Да, это политический спектакль. Но это спектакль одновременно не только о политике, но и о любви. И несмотря на грусть и разочарованность мушкетеров, это очень жизнерадостный, раблезианский спектакль, в котором Портос, сидя в бочке с вином, пьет это же вино, в котором он сидит и приглашает посидеть с ним вместе чудесных девочек...

– Скажите, Вы себя воспринимаете больше Портосом, Д’Артаньяном или Арамисом?

– Всеми. Я тоже люблю и выпить и поесть. И вообще я люблю жизнь в разных проявлениях и поэтому какие бы удары на меня не сыпались, я все равно не теряю веры.

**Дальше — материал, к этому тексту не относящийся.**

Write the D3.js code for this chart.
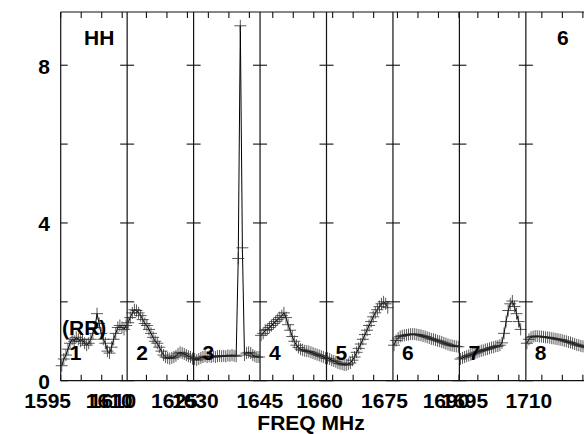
<!DOCTYPE html>
<html>
<head>
<meta charset="utf-8">
<script src="https://cdn.jsdelivr.net/npm/d3@7"></script>
<style>
  html, body { margin: 0; padding: 0; background: #fff; }
  svg { display: block; }
  text { font-family: "Liberation Sans", Arial, Helvetica, sans-serif; font-weight: bold; fill: #000; }
</style>
</head>
<body>
<svg id="chart" width="584" height="434"></svg>
<script>
// ---------------- data ----------------
const panelNames = ["1", "2", "3", "4", "5", "6", "7", "8"];
const panelStartMHz = [1595, 1610.3, 1626.4, 1641.9, 1658.5, 1673.9, 1690.5, 1706.1];
const panelSpanMHz = 16.2;
const channelsPerPanel = 32;

const amp1 = [0.38,0.55,0.65,0.8,0.95,1.05,1.0,1.1,1.05,1.0,1.05,0.95,0.9,0.95,1.05,1.2,1.35,1.7,1.45,1.2,1.05,0.95,0.75,0.7,0.85,1.05,1.2,1.35,1.4,1.35,1.3,1.4];
const amp2 = [1.47,1.6,1.72,1.8,1.78,1.72,1.65,1.55,1.45,1.4,1.3,1.2,1.1,1.0,0.95,0.85,0.75,0.65,0.6,0.58,0.56,0.58,0.6,0.63,0.68,0.72,0.7,0.68,0.65,0.62,0.6,0.56];
const amp3 = [0.55,0.52,0.55,0.58,0.6,0.62,0.6,0.62,0.6,0.62,0.6,0.62,0.63,0.62,0.63,0.62,0.64,0.63,0.65,0.63,0.62,3.1,9.0,3.37,0.65,0.7,0.72,0.7,0.65,0.62,0.6,0.6];
const amp4 = [1.15,1.2,1.28,1.3,1.35,1.4,1.45,1.5,1.55,1.6,1.65,1.72,1.6,1.42,1.28,1.12,1.0,0.9,0.84,0.8,0.78,0.76,0.75,0.74,0.72,0.7,0.68,0.66,0.64,0.62,0.6,0.57];
const amp5 = [0.57,0.55,0.52,0.5,0.48,0.45,0.43,0.42,0.4,0.4,0.42,0.45,0.52,0.6,0.72,0.82,0.93,1.05,1.17,1.28,1.4,1.5,1.62,1.72,1.8,1.88,1.95,2.0,1.95,1.85,null,null];
const amp6 = [0.9,1.02,1.08,1.12,1.14,1.15,1.16,1.17,1.18,1.18,1.18,1.17,1.16,1.15,1.13,1.12,1.1,1.08,1.06,1.05,1.03,1.01,1.0,0.98,0.96,0.94,0.92,0.9,0.89,0.88,0.87,0.86];
const amp7 = [0.55,0.58,0.6,0.62,0.64,0.66,0.68,0.7,0.72,0.74,0.76,0.77,0.79,0.8,0.82,0.84,0.85,0.87,0.88,0.9,0.96,1.2,1.5,1.78,1.95,2.02,1.88,1.7,1.5,1.3,null,null];
const amp8 = [0.95,1.05,1.1,1.12,1.13,1.13,1.12,1.12,1.11,1.1,1.1,1.09,1.08,1.07,1.06,1.05,1.04,1.03,1.01,1.0,0.98,0.97,0.95,0.93,0.91,0.9,0.88,0.87,0.86,0.84,0.83,0.82];
const amplitudes = [amp1, amp2, amp3, amp4, amp5, amp6, amp7, amp8];

const freqTickStep = 5;
const freqTickLabels = [[1595, 1610], [1610, 1625], [1630], [1645], [1660], [1675, 1690], [1695], [1710]];
const yTicks = [0, 2, 4, 6, 8];
const yTickLabels = [0, 4, 8];
const yMax = 9.35;
const titleLeft = "HH";
const titleRight = "6";
const polLabel = "(RR)";
const xTitle = "FREQ MHz";

// ---------------- layout ----------------
(function () {
const svg = d3.select("#chart");
const plotLeft = 60.7, plotTop = 12, plotBottom = 380.7, panelW = 66.45;
const W = 584;
const y = d3.scaleLinear().domain([0, yMax]).range([plotBottom, plotTop]);
const fs = 21;

const g = svg.append("g");

// frame lines
g.append("line").attr("x1", plotLeft).attr("x2", W + 20).attr("y1", plotTop).attr("y2", plotTop)
  .attr("stroke", "#111").attr("stroke-width", 1.2);
g.append("line").attr("x1", plotLeft).attr("x2", W + 20).attr("y1", plotBottom).attr("y2", plotBottom)
  .attr("stroke", "#111").attr("stroke-width", 1.2);
g.append("line").attr("x1", plotLeft).attr("x2", plotLeft).attr("y1", plotTop).attr("y2", plotBottom)
  .attr("stroke", "#111").attr("stroke-width", 1.2);

// y ticks on left axis
yTicks.forEach(t => {
  g.append("line").attr("x1", plotLeft).attr("x2", plotLeft + 7).attr("y1", y(t)).attr("y2", y(t))
    .attr("stroke", "#111").attr("stroke-width", 1.1);
});
yTickLabels.forEach(t => {
  g.append("text").attr("x", 50).attr("y", y(t) + 8.5).attr("text-anchor", "end")
    .attr("font-size", fs).text(t);
});

const line = d3.line()
  .defined(d => d.v !== null)
  .x(d => d.x).y(d => y(d.v));

panelStartMHz.forEach((start, i) => {
  const x0 = plotLeft + i * panelW, x1 = x0 + panelW;
  const x = d3.scaleLinear().domain([start, start + panelSpanMHz]).range([x0, x1]);

  // divider at right edge of panel
  g.append("line").attr("x1", x1).attr("x2", x1).attr("y1", plotTop).attr("y2", plotBottom)
    .attr("stroke", "#111").attr("stroke-width", 1.2);
  yTicks.forEach(t => {
    g.append("line").attr("x1", x1 - 7).attr("x2", x1 + 7).attr("y1", y(t)).attr("y2", y(t))
      .attr("stroke", "#111").attr("stroke-width", 1.1);
  });

  // frequency ticks (top and bottom)
  const firstTick = Math.ceil(start / freqTickStep) * freqTickStep;
  const ticks = d3.range(firstTick, start + panelSpanMHz + 0.01, freqTickStep);
  ticks.forEach(f => {
    g.append("line").attr("x1", x(f)).attr("x2", x(f)).attr("y1", plotTop).attr("y2", plotTop + 6)
      .attr("stroke", "#111").attr("stroke-width", 1.1);
    g.append("line").attr("x1", x(f)).attr("x2", x(f)).attr("y1", plotBottom).attr("y2", plotBottom - 6)
      .attr("stroke", "#111").attr("stroke-width", 1.1);
  });
  freqTickLabels[i].forEach(f => {
    g.append("text").attr("x", x(f) - 13).attr("y", 408).attr("text-anchor", "middle")
      .attr("font-size", fs).text(f);
  });

  // data
  const step = panelSpanMHz / channelsPerPanel;
  const pts = amplitudes[i].map((v, j) => ({ x: x(start + (j + 0.5) * step), v }));
  g.append("path").datum(pts).attr("d", line)
    .attr("fill", "none").attr("stroke", "#000").attr("stroke-width", 1);
  g.append("g").selectAll("path").data(pts.filter(d => d.v !== null)).join("path")
    .attr("d", d => {
      const cx = d.x, cy = y(d.v);
      return `M${cx - 6},${cy}H${cx + 6}M${cx},${cy - 6}V${cy + 6}`;
    })
    .attr("stroke", "#222").attr("stroke-width", 1).attr("stroke-opacity", 0.75);

  // panel number
  g.append("text").attr("x", x0 + 9).attr("y", 360).attr("font-size", fs).text(panelNames[i]);
});

// other labels
g.append("text").attr("x", 84).attr("y", 45).attr("font-size", fs).text(titleLeft);
g.append("text").attr("x", 557).attr("y", 45).attr("font-size", fs).text(titleRight);
g.append("text").attr("x", 62).attr("y", 335).attr("font-size", fs).text(polLabel);
g.append("text").attr("x", 311).attr("y", 430).attr("text-anchor", "middle")
  .attr("font-size", fs).text(xTitle);
})();
</script>
</body>
</html>
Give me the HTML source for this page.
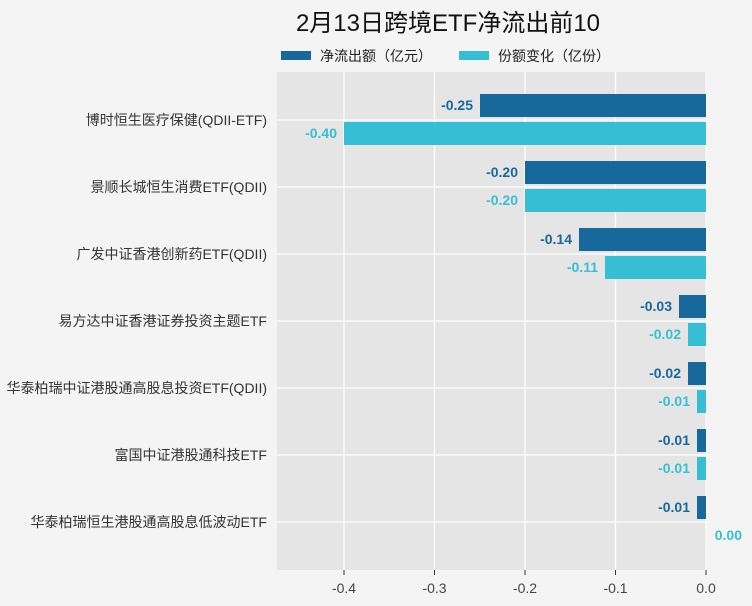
<!DOCTYPE html>
<html><head><meta charset="utf-8"><style>
body{margin:0;background:#f4f4f4;}
svg{display:block;font-family:"Liberation Sans","Noto Sans CJK SC",sans-serif;}
</style></head><body>
<svg width="752" height="606" viewBox="0 0 752 606">
<rect width="752" height="606" fill="#f4f4f4"/>
<text x="448" y="31" font-size="24" text-anchor="middle" fill="#111">2月13日跨境ETF净流出前10</text>
<rect x="281" y="51" width="30" height="9" fill="#17699b"/>
<text x="320" y="61" font-size="14" fill="#222">净流出额（亿元）</text>
<rect x="459" y="51" width="30" height="9" fill="#36bfd4"/>
<text x="498" y="61" font-size="14" fill="#222">份额变化（亿份）</text>
<rect x="277" y="72" width="429" height="498" fill="#e5e5e5"/>
<g stroke="#fff" stroke-width="1.2">
<line x1="344" y1="72" x2="344" y2="570"/><line x1="434.5" y1="72" x2="434.5" y2="570"/>
<line x1="525" y1="72" x2="525" y2="570"/><line x1="615.5" y1="72" x2="615.5" y2="570"/>
<line x1="706" y1="72" x2="706" y2="570"/>
<line x1="277" y1="120" x2="706" y2="120"/><line x1="277" y1="187" x2="706" y2="187"/>
<line x1="277" y1="254" x2="706" y2="254"/><line x1="277" y1="321" x2="706" y2="321"/>
<line x1="277" y1="388" x2="706" y2="388"/><line x1="277" y1="455" x2="706" y2="455"/>
<line x1="277" y1="522" x2="706" y2="522"/>
</g>
<g stroke="#333" stroke-width="1">
<line x1="344" y1="570" x2="344" y2="575"/><line x1="434.5" y1="570" x2="434.5" y2="575"/>
<line x1="525" y1="570" x2="525" y2="575"/><line x1="615.5" y1="570" x2="615.5" y2="575"/>
<line x1="706" y1="570" x2="706" y2="575"/>
</g>
<g font-size="14" fill="#444" text-anchor="middle">
<text x="344" y="593">-0.4</text><text x="434.5" y="593">-0.3</text><text x="525" y="593">-0.2</text><text x="615.5" y="593">-0.1</text><text x="706" y="593">0.0</text>
</g>
<g font-size="14" fill="#333" text-anchor="end">
<text x="267" y="125">博时恒生医疗保健(QDII-ETF)</text>
<text x="267" y="192">景顺长城恒生消费ETF(QDII)</text>
<text x="267" y="259">广发中证香港创新药ETF(QDII)</text>
<text x="267" y="326">易方达中证香港证券投资主题ETF</text>
<text x="267" y="393">华泰柏瑞中证港股通高股息投资ETF(QDII)</text>
<text x="267" y="460">富国中证港股通科技ETF</text>
<text x="267" y="527">华泰柏瑞恒生港股通高股息低波动ETF</text>
</g>
<g fill="#17699b">
<rect x="480" y="94" width="226" height="23"/>
<rect x="525" y="161" width="181" height="23"/>
<rect x="579" y="228" width="127" height="23"/>
<rect x="679" y="295" width="27" height="23"/>
<rect x="688" y="362" width="18" height="23"/>
<rect x="697" y="429" width="9" height="23"/>
<rect x="697" y="496" width="9" height="23"/>
</g>
<g fill="#36bfd4">
<rect x="344" y="122" width="362" height="23"/>
<rect x="525" y="189" width="181" height="23"/>
<rect x="605" y="256" width="101" height="23"/>
<rect x="688" y="323" width="18" height="23"/>
<rect x="697" y="390" width="9" height="23"/>
<rect x="697" y="457" width="9" height="23"/>
</g>
<g font-size="14" font-weight="bold" fill="#17699b" text-anchor="end">
<text x="473" y="110">-0.25</text><text x="518" y="177">-0.20</text><text x="572" y="244">-0.14</text>
<text x="672" y="311">-0.03</text><text x="681" y="378">-0.02</text><text x="690" y="445">-0.01</text><text x="690" y="512">-0.01</text>
</g>
<g font-size="14" font-weight="bold" fill="#36bfd4" text-anchor="end">
<text x="337" y="138">-0.40</text><text x="518" y="205">-0.20</text><text x="598" y="272">-0.11</text>
<text x="681" y="339">-0.02</text><text x="690" y="406">-0.01</text><text x="690" y="473">-0.01</text>
<text x="742" y="540">0.00</text>
</g>
</svg>
</body></html>
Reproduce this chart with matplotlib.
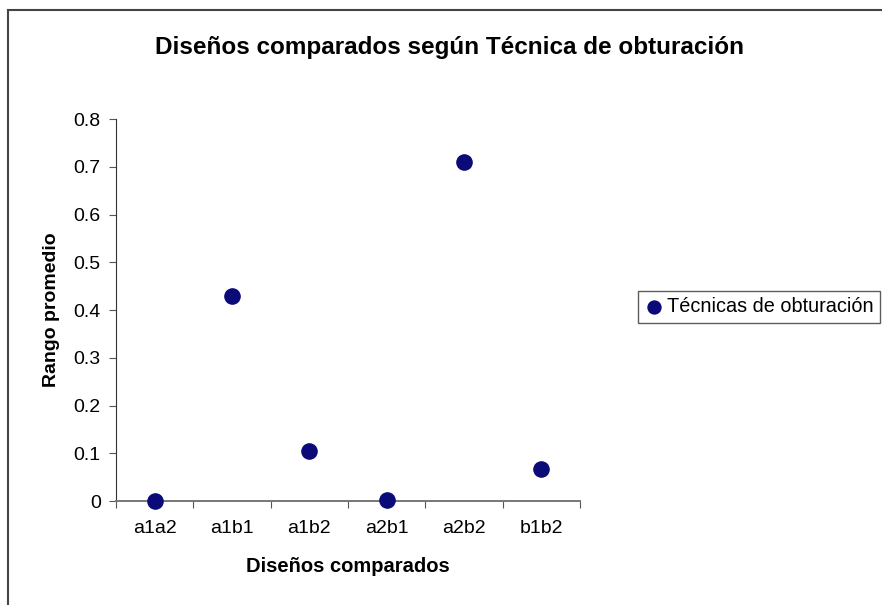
import matplotlib.pyplot as plt
from matplotlib.patches import Rectangle

plt.rcParams['font.family'] = ['Liberation Sans', 'DejaVu Sans']

designs = ["a1a2", "a1b1", "a1b2", "a2b1", "a2b2", "b1b2"]
mean_range = [0.0, 0.43, 0.105, 0.002, 0.71, 0.068]
yticks = [0, 0.1, 0.2, 0.3, 0.4, 0.5, 0.6, 0.7, 0.8]
ytick_labels = ["0", "0.1", "0.2", "0.3", "0.4", "0.5", "0.6", "0.7", "0.8"]

fig = plt.figure(figsize=(8.82, 6.05), dpi=100)
ax = fig.add_axes([0.1315, 0.1719, 0.5261, 0.6314])

xpos = list(range(1, len(designs) + 1))
ax.scatter(xpos, mean_range, s=120, color="#0a0a78", zorder=3, clip_on=False,
           label="Técnicas de obturación")

ax.set_xlim(0.5, len(designs) + 0.5)
ax.set_ylim(0, 0.8)
ax.set_yticks(yticks)
ax.set_yticklabels(ytick_labels)

# category labels centred, tick marks between categories
ax.set_xticks([x + 0.5 for x in range(0, len(designs) + 1)])
ax.set_xticklabels([])
ax.set_xticks(xpos, minor=True)
ax.set_xticklabels(designs, minor=True)
ax.tick_params(axis='x', which='minor', length=0, pad=14, labelsize=14)
ax.tick_params(axis='x', which='major', length=5, color="#555555")
ax.tick_params(axis='y', length=5, labelsize=14, pad=6, color="#555555")

for side in ["top", "right"]:
    ax.spines[side].set_visible(False)
ax.spines["left"].set_color("#333333")
ax.spines["bottom"].set_color("#777777")
ax.spines["bottom"].set_linewidth(1.4)

ax.set_xlabel("Diseños comparados", fontsize=14.5, fontweight="bold", labelpad=14)
ax.set_ylabel("Rango promedio", fontsize=14, fontweight="bold", labelpad=10)

fig.text(0.51, 0.921, "Diseños comparados según Técnica de obturación",
         ha="center", va="center", fontsize=17.5, fontweight="bold")

leg = fig.legend(loc="center left", bbox_to_anchor=(638 / 882, 0.4926),
                 fontsize=14.3, frameon=True, fancybox=False, handletextpad=0.2,
                 handlelength=0.9, borderpad=0.35, borderaxespad=0.0,
                 markerscale=0.85)
leg.get_frame().set_edgecolor("#333333")
leg.get_frame().set_linewidth(1.0)

# outer chart frame (right and bottom edges fall outside the picture)
fig.patches.append(Rectangle((8 / 882, -0.05), 1.1, 1.05 - 10 / 605,
                             transform=fig.transFigure, fill=False,
                             edgecolor="#444444", linewidth=1.5))

fig.savefig("out.png", dpi=100)
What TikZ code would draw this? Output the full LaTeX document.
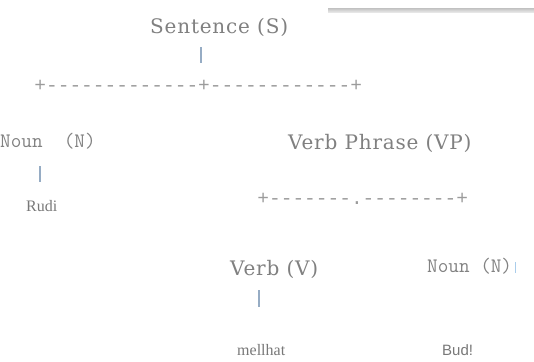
\documentclass[tikz,border=0pt]{standalone}
\usepackage{fontspec}
\setmainfont{Liberation Serif}
\newfontfamily\lblserif[LetterSpace=4]{DejaVu Serif}
\newfontfamily\dashmono{Liberation Mono}
\newfontfamily\wordsans{Liberation Sans}
\definecolor{txtgray}{RGB}{128,128,128}
\definecolor{leafgray}{RGB}{120,120,120}
\definecolor{monogray}{RGB}{130,130,130}
\definecolor{dashgray}{RGB}{155,155,155}
\definecolor{linkblue}{RGB}{150,172,196}
\definecolor{markblue}{RGB}{170,205,235}
\tikzset{
  lbl/.style={font=\lblserif\fontsize{20}{23}\selectfont, text=txtgray, inner sep=0pt, anchor=base west},
  monolbl/.style={font=\ttfamily\fontsize{20.6}{23}\selectfont, text=monogray, inner sep=0pt, anchor=base west},
  dashrow/.style={font=\dashmono\fontsize{19.5}{22}\selectfont, text=dashgray, inner sep=0pt, anchor=base west},
  leaf/.style={font=\fontsize{16}{19}\selectfont, text=leafgray, inner sep=0pt, anchor=base west},
  leafsans/.style={font=\wordsans\fontsize{15}{18}\selectfont, text=leafgray, inner sep=0pt, anchor=base west},
  conn/.style={draw=linkblue, line width=1.2pt},
}
\begin{document}
\begin{tikzpicture}[x=1pt,y=-1pt]
\useasboundingbox (0,0) rectangle (534,361);
% top-right gray bar
\shade[top color=gray!45, bottom color=gray!12] (328,8.5) rectangle (534,13);
% labels
\node[lbl] (S) at (150,34) {Sentence (S)};
\node[dashrow] (row1) at (34.2,91.5) {+-------------+------------+};
\node[monolbl] (N1) at (0,147) {Noun\ \ (N)};
\node[lbl] (VP) at (288,149) {Verb Phrase (VP)};
\node[leaf] (rudi) at (26,211) {Rudi};
\node[dashrow] (row2) at (257.2,204) {+-------.--------+};
\node[lbl] (V) at (230,275) {Verb (V)};
\node[monolbl] (N2) at (427,272.5) {Noun (N)};
\node[leaf] (mell) at (237,355) {mellhat};
\node[leafsans] (bud) at (442,355) {Bud!};
% connectors
\coordinate (c1a) at (201,47);
\coordinate (c1b) at (201,63);
\coordinate (c2a) at (40,166);
\coordinate (c2b) at (40,182);
\coordinate (c3a) at (259,290);
\coordinate (c3b) at (259,307);
\coordinate (c4a) at (515.5,262);
\coordinate (c4b) at (515.5,273);
\draw[conn] (c1a) -- (c1b);
\draw[conn] (c2a) -- (c2b);
\draw[conn] (c3a) -- (c3b);
\draw[draw=markblue, line width=1.6pt] (c4a) -- (c4b);
\end{tikzpicture}
\end{document}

– Считается, что в молодости мы себя ассоциируем с Д’Артаньяном, в зрелом возрасте с Арамисом, то есть, каждый герой соответствует тому или иному этапу возраста мужчины.

– Я думаю, что во мне живут все герои этой книги.

– Одновременно?

– Сейчас во мне больше от Д’Артаньяна, но они все вместе живут во мне, и даже Портос. Почему нет? Я тоже люблю ломать большие куски мяса руками, я люблю очень кости есть... есть мясо с костями, чтобы они трещали на зубах. Зубы еще, Слава Богу, есть.

– У Вас выходит очередной том собрания сочинений. Это новые тексты?

– Да, работа над собранием была очень трудной, потому что здесь опубликованы совершенно новые тексты. Есть правка к таким дорогим для меня поэмам, как «Казанский университет» и «Братская ГЭС». Но эта правка только улучшила текст, это последняя редакция и я уже никогда не буду касаться этих поэм. К сожалению, убили человека, который спонсировал мое издание. Им был Виктор Яковлев, предприниматель. Это человек, который собирал живопись, который помогал литераторам, хотя это не относилось к его прямому бизнесу. Это был замечательный человек, о котором я обязательно напишу стихи или статью. Всего будет 8 томов. Это только стихов, а потом потихонечку будем издавать и прозу.

– Обращаясь к стихам, который войдут в это собрание, Вы не считаете некоторые из них устаревшими? Вообще, стихи стареют со временем или нет?

– Конечно, стареют. Маяковский был прав, когда говорил «Умри мой стих… умри как рядовой, как безымянные на штурмах мерли наши..» Хотя Пастернак сделал другое справедливое замечание - «Не разделяйте песен с веком, который их сложил и пел». Рассматривать стихи вне контекста истории нельзя. И только очень неосторожные, преступно неосторожные и бестактные люди, например, могут обвинять Маяковского, я читал такие обвинения, что якобы своими стихами, приветствующими еще не наступившую революцию, он якобы подготавливал 37-й год. Это недопустимая бестактность. Тот же Пастернак, совершенно другой поэт, написал дивные стихи о трагедии Маяковского: «Ты спал, постлав постель на сплетне, спал и , оттрепетав, был тих красивый двадцати двух летний, как предсказал твой тетраптих. Твой выстрел был подобен Этне в предгорье трусов и трусих...»
Я всегда хотел как поэт соединить в себе что-то от Маяковского и от Есенина. И я очень многому научился у Пастернака. Я учился у Пастернака не стилистике, стилистически он весьма далек от меня, но я учился у него исторической нравственности. Между прочим, «Доктор Живаго» был первым романом когда автор пытался соединить юношеские эмоции. Это была нравственно победа, потому что Пастернак, хоть и говорил, что «поражение от победы ты сам не должен отличать», у него просто нет было времени на то, чтобы отличать поражение. Он совершил великую победу и победу, принадлежащую его стране, русской литературе, потому что с этого романа началось крушение железного занавеса. Роман напомнил людям, что там, за другой стороной железного занавеса, живут люди, которые страдают, любят и думают о будущем. Он сделал Лару любимой героиней ХХ века. В разных странах столько новорожденных девочек были названы именем Лара!

- Желаю Вам успешных поэтических вечеров!

– Я не самоуверен, но почему-то мне кажется, что так оно и будет.